■ Written request: Return the material exactly, first line through the line containing "import * as", and nothing more. Pictures stay out.

[start Data section]

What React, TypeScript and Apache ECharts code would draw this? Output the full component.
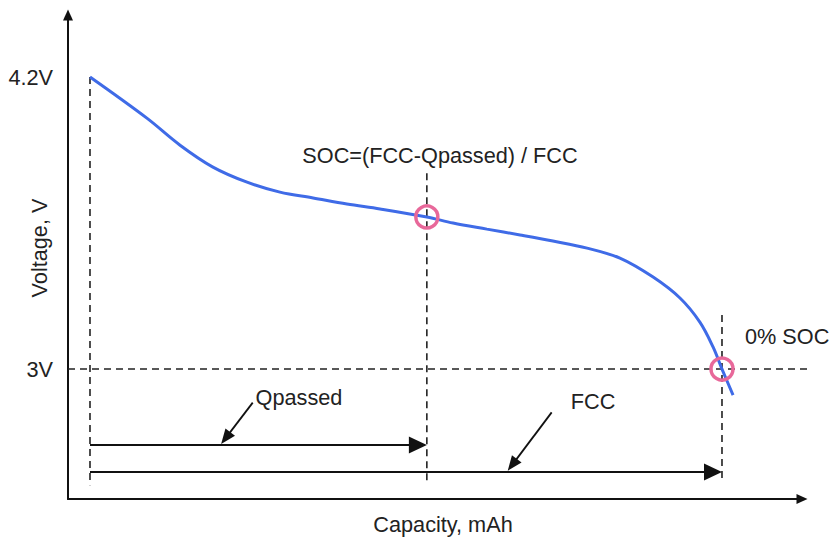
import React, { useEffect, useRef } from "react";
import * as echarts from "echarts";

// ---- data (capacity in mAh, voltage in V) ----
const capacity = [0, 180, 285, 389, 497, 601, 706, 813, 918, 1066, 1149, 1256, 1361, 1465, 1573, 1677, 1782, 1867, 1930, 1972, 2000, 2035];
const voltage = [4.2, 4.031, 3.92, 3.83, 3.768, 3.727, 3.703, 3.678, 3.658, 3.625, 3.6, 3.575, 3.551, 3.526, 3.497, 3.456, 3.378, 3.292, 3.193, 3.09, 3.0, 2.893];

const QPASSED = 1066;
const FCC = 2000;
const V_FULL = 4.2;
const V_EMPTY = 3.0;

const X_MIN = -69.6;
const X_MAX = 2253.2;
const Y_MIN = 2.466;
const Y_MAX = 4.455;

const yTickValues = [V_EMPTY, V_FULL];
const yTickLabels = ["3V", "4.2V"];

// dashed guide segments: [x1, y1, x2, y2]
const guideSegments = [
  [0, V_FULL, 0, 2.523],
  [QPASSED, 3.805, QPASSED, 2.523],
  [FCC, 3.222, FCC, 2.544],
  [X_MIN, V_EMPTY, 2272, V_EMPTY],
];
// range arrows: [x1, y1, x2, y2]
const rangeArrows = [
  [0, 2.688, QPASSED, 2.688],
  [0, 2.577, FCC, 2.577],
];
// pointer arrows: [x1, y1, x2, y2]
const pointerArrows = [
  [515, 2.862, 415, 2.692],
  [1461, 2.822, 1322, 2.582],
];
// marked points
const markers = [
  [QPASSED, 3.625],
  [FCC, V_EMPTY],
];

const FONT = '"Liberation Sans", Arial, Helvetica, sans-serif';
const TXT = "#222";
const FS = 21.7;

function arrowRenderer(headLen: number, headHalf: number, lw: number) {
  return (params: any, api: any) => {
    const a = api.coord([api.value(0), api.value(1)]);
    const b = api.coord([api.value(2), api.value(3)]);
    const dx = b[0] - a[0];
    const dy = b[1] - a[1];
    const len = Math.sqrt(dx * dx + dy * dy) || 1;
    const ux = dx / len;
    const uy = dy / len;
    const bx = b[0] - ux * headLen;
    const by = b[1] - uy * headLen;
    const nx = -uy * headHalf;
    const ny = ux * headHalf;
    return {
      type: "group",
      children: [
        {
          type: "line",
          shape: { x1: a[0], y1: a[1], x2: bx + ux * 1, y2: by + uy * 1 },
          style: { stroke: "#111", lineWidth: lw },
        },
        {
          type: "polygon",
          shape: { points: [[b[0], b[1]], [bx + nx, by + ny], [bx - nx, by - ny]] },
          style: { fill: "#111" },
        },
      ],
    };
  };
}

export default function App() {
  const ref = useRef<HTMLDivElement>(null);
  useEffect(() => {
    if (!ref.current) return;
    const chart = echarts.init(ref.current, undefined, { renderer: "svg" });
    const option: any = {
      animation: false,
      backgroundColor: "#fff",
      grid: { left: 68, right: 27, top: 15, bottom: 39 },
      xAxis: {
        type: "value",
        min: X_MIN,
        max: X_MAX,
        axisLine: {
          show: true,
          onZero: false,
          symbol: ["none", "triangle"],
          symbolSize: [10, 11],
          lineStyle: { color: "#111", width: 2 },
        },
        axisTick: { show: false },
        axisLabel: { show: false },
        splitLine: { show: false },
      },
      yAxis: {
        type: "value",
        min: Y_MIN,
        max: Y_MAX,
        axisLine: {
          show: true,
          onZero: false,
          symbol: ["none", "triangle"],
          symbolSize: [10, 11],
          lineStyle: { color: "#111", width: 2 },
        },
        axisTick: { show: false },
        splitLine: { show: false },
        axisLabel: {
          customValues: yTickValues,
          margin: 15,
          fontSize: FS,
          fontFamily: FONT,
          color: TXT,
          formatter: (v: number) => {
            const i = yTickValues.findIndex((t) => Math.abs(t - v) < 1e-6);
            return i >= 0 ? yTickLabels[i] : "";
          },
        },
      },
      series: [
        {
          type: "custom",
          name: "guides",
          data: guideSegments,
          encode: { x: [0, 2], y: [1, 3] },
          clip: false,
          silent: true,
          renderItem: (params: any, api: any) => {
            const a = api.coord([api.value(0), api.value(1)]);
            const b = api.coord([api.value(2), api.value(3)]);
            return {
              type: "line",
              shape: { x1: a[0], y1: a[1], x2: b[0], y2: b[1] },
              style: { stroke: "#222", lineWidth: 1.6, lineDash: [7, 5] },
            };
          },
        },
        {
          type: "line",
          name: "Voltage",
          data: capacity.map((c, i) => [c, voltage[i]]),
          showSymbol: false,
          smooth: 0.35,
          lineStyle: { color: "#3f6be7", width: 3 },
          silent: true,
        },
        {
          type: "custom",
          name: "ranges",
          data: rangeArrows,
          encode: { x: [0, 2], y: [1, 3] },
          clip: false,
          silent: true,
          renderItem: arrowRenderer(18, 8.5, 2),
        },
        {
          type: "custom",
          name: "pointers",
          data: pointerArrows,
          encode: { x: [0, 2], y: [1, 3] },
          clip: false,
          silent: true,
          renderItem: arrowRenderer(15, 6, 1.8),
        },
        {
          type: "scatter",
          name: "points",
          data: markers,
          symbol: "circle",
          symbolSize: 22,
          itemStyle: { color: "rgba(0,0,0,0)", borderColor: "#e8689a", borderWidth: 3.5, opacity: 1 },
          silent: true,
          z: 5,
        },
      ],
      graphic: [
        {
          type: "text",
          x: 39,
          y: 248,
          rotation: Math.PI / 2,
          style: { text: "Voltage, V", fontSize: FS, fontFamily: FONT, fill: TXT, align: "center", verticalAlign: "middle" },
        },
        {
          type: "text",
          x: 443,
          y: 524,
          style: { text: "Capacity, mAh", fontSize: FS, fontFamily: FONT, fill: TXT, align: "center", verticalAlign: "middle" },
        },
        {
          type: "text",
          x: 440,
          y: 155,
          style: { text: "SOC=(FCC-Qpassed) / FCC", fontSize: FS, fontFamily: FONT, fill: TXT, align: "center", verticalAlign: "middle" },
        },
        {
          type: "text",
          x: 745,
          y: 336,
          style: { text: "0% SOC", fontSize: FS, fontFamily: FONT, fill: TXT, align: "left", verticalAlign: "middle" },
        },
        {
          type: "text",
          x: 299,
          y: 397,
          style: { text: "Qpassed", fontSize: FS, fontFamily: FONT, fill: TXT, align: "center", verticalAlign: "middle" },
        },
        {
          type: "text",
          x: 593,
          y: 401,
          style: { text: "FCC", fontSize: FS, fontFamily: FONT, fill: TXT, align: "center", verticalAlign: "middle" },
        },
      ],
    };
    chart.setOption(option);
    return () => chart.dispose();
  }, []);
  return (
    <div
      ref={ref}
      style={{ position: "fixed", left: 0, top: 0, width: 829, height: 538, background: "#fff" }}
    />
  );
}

[end Data section]

■ Completed exercise:
What React, TypeScript and Apache ECharts code would draw this? Output the full component.
import React, { useEffect, useRef } from "react";
import * as echarts from "echarts";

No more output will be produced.